La delusione per l’affossamento per il Ddl è stata accolta da vari personaggi rilevanti dal punto di vista politico e mediatico, e non solo. Migliaia di persone si sono ritrovate nelle piazze italiane per manifestare il proprio dissenso verso il blocco del Ddl, che non è altro che “una legge per dare diritti in più, per aggiungere, non per togliere, per tutelare la diversità e l'inclusione”, come afferma Luciana Littizzetto. Uno dei più grandi cortei in piazza è stato quello presso l’Arco della Pace a Milano, dove tantissime persone si sono riunite il 28 ottobre per lanciare un urlo di protesta contro la tagliola del 27 ottobre. Come ribadisce la stessa comica torinese, “L’unica cosa che mi consola è che intanto la società è più avanti di voi. Quei diritti sono nella testa della maggioranza delle persone”. Il buonsenso di buona parte della popolazione fa auspicare che questi diritti vengano riconosciuti in futuro, nonostante l’attuale classe politica sia stata incapace di rappresentare un sentimento democratico diffuso.
“… Quanto è difficile il pensiero che per un giorno di lavoro c’è chi ha ancora più diritti di chi ha creduto nel Paese del futuro…” (Non è L’Inferno, Emma Marrone)

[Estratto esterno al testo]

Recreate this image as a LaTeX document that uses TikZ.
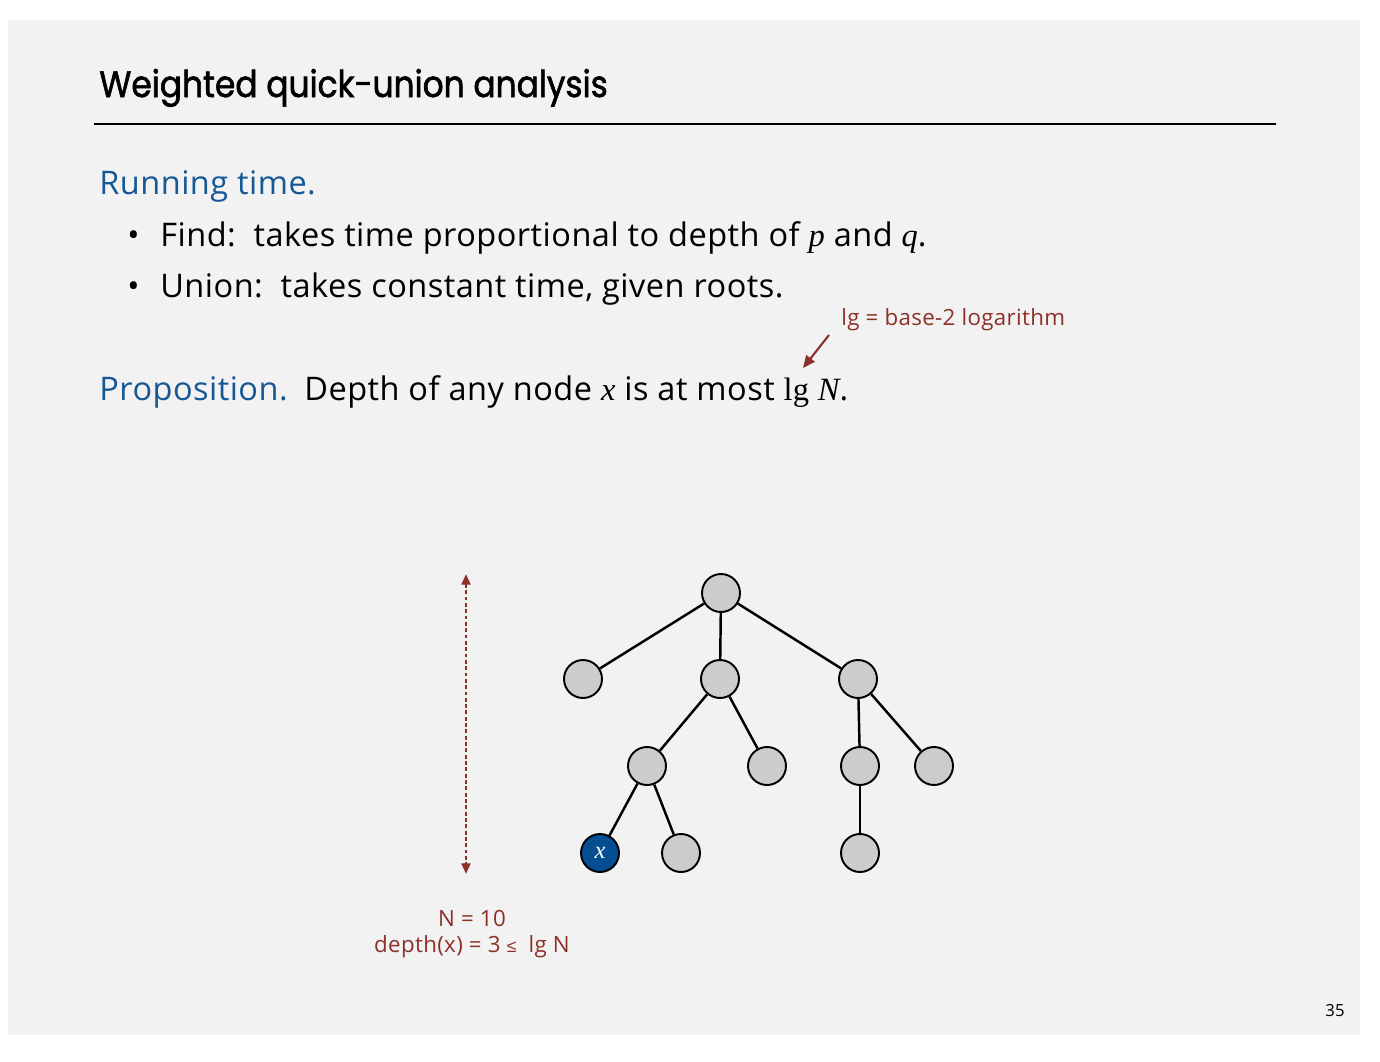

Italia: tutt’altro che un paradiso. Coloro che hanno sperato con tutto il cuore in un riconoscimento dei propri diritti si sono ritrovati davanti allo sbarramento del Senato che ha interrotto la prosecuzione dell’iter legislativo. Eppure, Italia “Non è L’Inferno”, perché quelle migliaia di italiani riunitesi all’Arco della Pace a Milano, a Palazzo d’Accursio a Bologna, in piazza Carignano a Torino, così come in molte altre città italiane, fanno comprendere che il vento del cambiamento sta già soffiando. Pertanto, vale la pena continuare a sperare in un rinnovamento della classe politica italiana, unendosi all’eco lanciato dalla Littizzetto durante l’ultima puntata di Che Tempo che Fa:
“Carissimi, fate con comodo: noi vi aspettiamo qua”.